## Exercise task
Can you copy out the data exactly? Leave the images out.

BEGIN Data section

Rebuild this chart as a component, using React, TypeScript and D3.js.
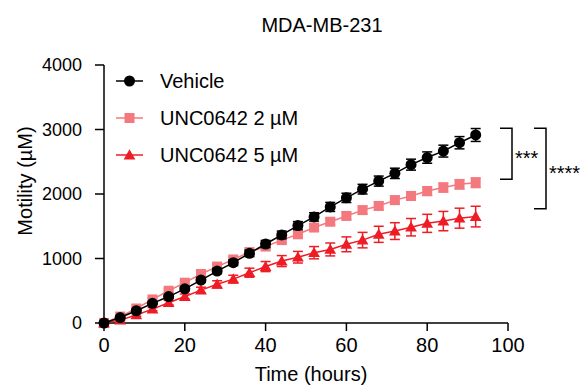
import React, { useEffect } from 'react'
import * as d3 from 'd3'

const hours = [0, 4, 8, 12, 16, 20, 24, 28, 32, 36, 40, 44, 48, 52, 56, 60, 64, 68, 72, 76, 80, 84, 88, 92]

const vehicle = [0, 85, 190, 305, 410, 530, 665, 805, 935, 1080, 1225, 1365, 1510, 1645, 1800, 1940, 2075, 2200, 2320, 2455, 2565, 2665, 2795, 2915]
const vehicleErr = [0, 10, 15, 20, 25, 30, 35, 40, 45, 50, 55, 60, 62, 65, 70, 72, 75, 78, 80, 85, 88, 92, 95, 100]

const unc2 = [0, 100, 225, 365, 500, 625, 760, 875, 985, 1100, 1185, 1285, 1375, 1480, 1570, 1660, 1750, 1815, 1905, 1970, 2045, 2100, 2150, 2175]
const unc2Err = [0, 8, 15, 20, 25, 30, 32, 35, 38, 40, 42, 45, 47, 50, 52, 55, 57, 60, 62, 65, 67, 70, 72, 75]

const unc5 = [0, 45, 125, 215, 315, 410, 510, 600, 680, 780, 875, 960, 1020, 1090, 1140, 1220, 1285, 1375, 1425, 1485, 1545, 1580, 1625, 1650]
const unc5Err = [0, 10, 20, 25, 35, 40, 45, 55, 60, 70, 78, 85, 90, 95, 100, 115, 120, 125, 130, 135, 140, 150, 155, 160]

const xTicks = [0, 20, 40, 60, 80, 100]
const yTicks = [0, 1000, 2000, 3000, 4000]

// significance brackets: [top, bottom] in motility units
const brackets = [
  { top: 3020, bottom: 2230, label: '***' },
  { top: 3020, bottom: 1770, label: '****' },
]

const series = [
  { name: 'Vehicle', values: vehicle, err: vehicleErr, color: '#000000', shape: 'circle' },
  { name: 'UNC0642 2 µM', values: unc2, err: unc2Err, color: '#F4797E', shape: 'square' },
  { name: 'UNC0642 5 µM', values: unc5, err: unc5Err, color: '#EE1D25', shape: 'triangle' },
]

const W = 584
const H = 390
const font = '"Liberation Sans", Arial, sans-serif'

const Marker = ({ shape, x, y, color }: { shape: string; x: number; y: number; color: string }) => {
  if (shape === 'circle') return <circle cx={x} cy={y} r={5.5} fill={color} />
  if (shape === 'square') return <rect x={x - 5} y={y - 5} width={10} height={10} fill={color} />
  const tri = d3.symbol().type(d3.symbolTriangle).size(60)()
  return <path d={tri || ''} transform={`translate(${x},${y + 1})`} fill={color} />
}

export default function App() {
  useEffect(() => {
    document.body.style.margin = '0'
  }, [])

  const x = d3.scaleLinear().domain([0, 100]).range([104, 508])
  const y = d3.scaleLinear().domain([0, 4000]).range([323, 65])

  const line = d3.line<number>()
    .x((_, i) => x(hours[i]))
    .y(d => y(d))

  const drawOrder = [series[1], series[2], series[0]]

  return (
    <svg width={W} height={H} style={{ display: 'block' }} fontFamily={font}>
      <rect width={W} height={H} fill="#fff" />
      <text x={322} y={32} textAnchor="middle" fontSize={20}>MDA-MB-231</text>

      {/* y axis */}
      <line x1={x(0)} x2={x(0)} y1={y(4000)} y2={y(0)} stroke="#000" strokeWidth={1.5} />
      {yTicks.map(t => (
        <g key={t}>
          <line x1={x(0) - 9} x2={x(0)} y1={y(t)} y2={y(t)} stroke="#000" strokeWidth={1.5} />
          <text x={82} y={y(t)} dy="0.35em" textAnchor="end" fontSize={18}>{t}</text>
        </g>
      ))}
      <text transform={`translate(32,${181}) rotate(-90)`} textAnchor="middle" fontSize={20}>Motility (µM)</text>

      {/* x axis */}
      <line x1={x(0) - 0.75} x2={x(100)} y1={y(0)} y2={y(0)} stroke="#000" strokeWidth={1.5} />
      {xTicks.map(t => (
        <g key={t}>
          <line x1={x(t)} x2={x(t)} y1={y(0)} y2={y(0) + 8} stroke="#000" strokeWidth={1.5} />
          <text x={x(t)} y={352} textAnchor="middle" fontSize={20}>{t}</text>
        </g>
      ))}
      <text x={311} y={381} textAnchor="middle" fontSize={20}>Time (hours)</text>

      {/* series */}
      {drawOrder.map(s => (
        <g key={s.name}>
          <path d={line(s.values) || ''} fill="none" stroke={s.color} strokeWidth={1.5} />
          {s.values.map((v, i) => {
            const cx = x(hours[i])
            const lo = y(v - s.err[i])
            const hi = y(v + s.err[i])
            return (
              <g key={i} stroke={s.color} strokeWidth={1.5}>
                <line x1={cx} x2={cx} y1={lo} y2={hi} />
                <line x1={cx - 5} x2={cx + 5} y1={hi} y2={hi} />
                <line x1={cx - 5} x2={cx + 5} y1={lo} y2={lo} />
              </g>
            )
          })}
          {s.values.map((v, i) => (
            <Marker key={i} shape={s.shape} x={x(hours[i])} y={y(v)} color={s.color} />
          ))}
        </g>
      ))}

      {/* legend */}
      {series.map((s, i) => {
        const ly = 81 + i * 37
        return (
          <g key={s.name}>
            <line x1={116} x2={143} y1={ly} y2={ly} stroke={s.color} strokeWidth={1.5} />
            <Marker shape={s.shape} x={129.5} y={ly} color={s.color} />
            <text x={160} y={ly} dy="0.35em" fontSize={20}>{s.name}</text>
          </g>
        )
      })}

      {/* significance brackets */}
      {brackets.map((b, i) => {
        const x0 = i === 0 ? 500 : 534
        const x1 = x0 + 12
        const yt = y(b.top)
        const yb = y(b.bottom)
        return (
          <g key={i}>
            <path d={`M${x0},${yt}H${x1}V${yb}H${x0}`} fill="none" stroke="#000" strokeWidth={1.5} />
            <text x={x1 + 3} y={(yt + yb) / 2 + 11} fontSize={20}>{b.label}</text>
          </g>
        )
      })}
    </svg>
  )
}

END Data section

## Full solution
Rebuild this chart as a component, using React, TypeScript and D3.js.
import React, { useEffect } from 'react'
import * as d3 from 'd3'

const hours = [0, 4, 8, 12, 16, 20, 24, 28, 32, 36, 40, 44, 48, 52, 56, 60, 64, 68, 72, 76, 80, 84, 88, 92]

const vehicle = [0, 85, 190, 305, 410, 530, 665, 805, 935, 1080, 1225, 1365, 1510, 1645, 1800, 1940, 2075, 2200, 2320, 2455, 2565, 2665, 2795, 2915]
const vehicleErr = [0, 10, 15, 20, 25, 30, 35, 40, 45, 50, 55, 60, 62, 65, 70, 72, 75, 78, 80, 85, 88, 92, 95, 100]

const unc2 = [0, 100, 225, 365, 500, 625, 760, 875, 985, 1100, 1185, 1285, 1375, 1480, 1570, 1660, 1750, 1815, 1905, 1970, 2045, 2100, 2150, 2175]
const unc2Err = [0, 8, 15, 20, 25, 30, 32, 35, 38, 40, 42, 45, 47, 50, 52, 55, 57, 60, 62, 65, 67, 70, 72, 75]

const unc5 = [0, 45, 125, 215, 315, 410, 510, 600, 680, 780, 875, 960, 1020, 1090, 1140, 1220, 1285, 1375, 1425, 1485, 1545, 1580, 1625, 1650]
const unc5Err = [0, 10, 20, 25, 35, 40, 45, 55, 60, 70, 78, 85, 90, 95, 100, 115, 120, 125, 130, 135, 140, 150, 155, 160]

const xTicks = [0, 20, 40, 60, 80, 100]
const yTicks = [0, 1000, 2000, 3000, 4000]

// significance brackets: [top, bottom] in motility units
const brackets = [
  { top: 3020, bottom: 2230, label: '***' },
  { top: 3020, bottom: 1770, label: '****' },
]

const series = [
  { name: 'Vehicle', values: vehicle, err: vehicleErr, color: '#000000', shape: 'circle' },
  { name: 'UNC0642 2 µM', values: unc2, err: unc2Err, color: '#F4797E', shape: 'square' },
  { name: 'UNC0642 5 µM', values: unc5, err: unc5Err, color: '#EE1D25', shape: 'triangle' },
]

const W = 584
const H = 390
const font = '"Liberation Sans", Arial, sans-serif'

const Marker = ({ shape, x, y, color }: { shape: string; x: number; y: number; color: string }) => {
  if (shape === 'circle') return <circle cx={x} cy={y} r={5.5} fill={color} />
  if (shape === 'square') return <rect x={x - 5} y={y - 5} width={10} height={10} fill={color} />
  const tri = d3.symbol().type(d3.symbolTriangle).size(60)()
  return <path d={tri || ''} transform={`translate(${x},${y + 1})`} fill={color} />
}

export default function App() {
  useEffect(() => {
    document.body.style.margin = '0'
  }, [])

  const x = d3.scaleLinear().domain([0, 100]).range([104, 508])
  const y = d3.scaleLinear().domain([0, 4000]).range([323, 65])

  const line = d3.line<number>()
    .x((_, i) => x(hours[i]))
    .y(d => y(d))

  const drawOrder = [series[1], series[2], series[0]]

  return (
    <svg width={W} height={H} style={{ display: 'block' }} fontFamily={font}>
      <rect width={W} height={H} fill="#fff" />
      <text x={322} y={32} textAnchor="middle" fontSize={20}>MDA-MB-231</text>

      {/* y axis */}
      <line x1={x(0)} x2={x(0)} y1={y(4000)} y2={y(0)} stroke="#000" strokeWidth={1.5} />
      {yTicks.map(t => (
        <g key={t}>
          <line x1={x(0) - 9} x2={x(0)} y1={y(t)} y2={y(t)} stroke="#000" strokeWidth={1.5} />
          <text x={82} y={y(t)} dy="0.35em" textAnchor="end" fontSize={18}>{t}</text>
        </g>
      ))}
      <text transform={`translate(32,${181}) rotate(-90)`} textAnchor="middle" fontSize={20}>Motility (µM)</text>

      {/* x axis */}
      <line x1={x(0) - 0.75} x2={x(100)} y1={y(0)} y2={y(0)} stroke="#000" strokeWidth={1.5} />
      {xTicks.map(t => (
        <g key={t}>
          <line x1={x(t)} x2={x(t)} y1={y(0)} y2={y(0) + 8} stroke="#000" strokeWidth={1.5} />
          <text x={x(t)} y={352} textAnchor="middle" fontSize={20}>{t}</text>
        </g>
      ))}
      <text x={311} y={381} textAnchor="middle" fontSize={20}>Time (hours)</text>

      {/* series */}
      {drawOrder.map(s => (
        <g key={s.name}>
          <path d={line(s.values) || ''} fill="none" stroke={s.color} strokeWidth={1.5} />
          {s.values.map((v, i) => {
            const cx = x(hours[i])
            const lo = y(v - s.err[i])
            const hi = y(v + s.err[i])
            return (
              <g key={i} stroke={s.color} strokeWidth={1.5}>
                <line x1={cx} x2={cx} y1={lo} y2={hi} />
                <line x1={cx - 5} x2={cx + 5} y1={hi} y2={hi} />
                <line x1={cx - 5} x2={cx + 5} y1={lo} y2={lo} />
              </g>
            )
          })}
          {s.values.map((v, i) => (
            <Marker key={i} shape={s.shape} x={x(hours[i])} y={y(v)} color={s.color} />
          ))}
        </g>
      ))}

      {/* legend */}
      {series.map((s, i) => {
        const ly = 81 + i * 37
        return (
          <g key={s.name}>
            <line x1={116} x2={143} y1={ly} y2={ly} stroke={s.color} strokeWidth={1.5} />
            <Marker shape={s.shape} x={129.5} y={ly} color={s.color} />
            <text x={160} y={ly} dy="0.35em" fontSize={20}>{s.name}</text>
          </g>
        )
      })}

      {/* significance brackets */}
      {brackets.map((b, i) => {
        const x0 = i === 0 ? 500 : 534
        const x1 = x0 + 12
        const yt = y(b.top)
        const yb = y(b.bottom)
        return (
          <g key={i}>
            <path d={`M${x0},${yt}H${x1}V${yb}H${x0}`} fill="none" stroke="#000" strokeWidth={1.5} />
            <text x={x1 + 3} y={(yt + yb) / 2 + 11} fontSize={20}>{b.label}</text>
          </g>
        )
      })}
    </svg>
  )
}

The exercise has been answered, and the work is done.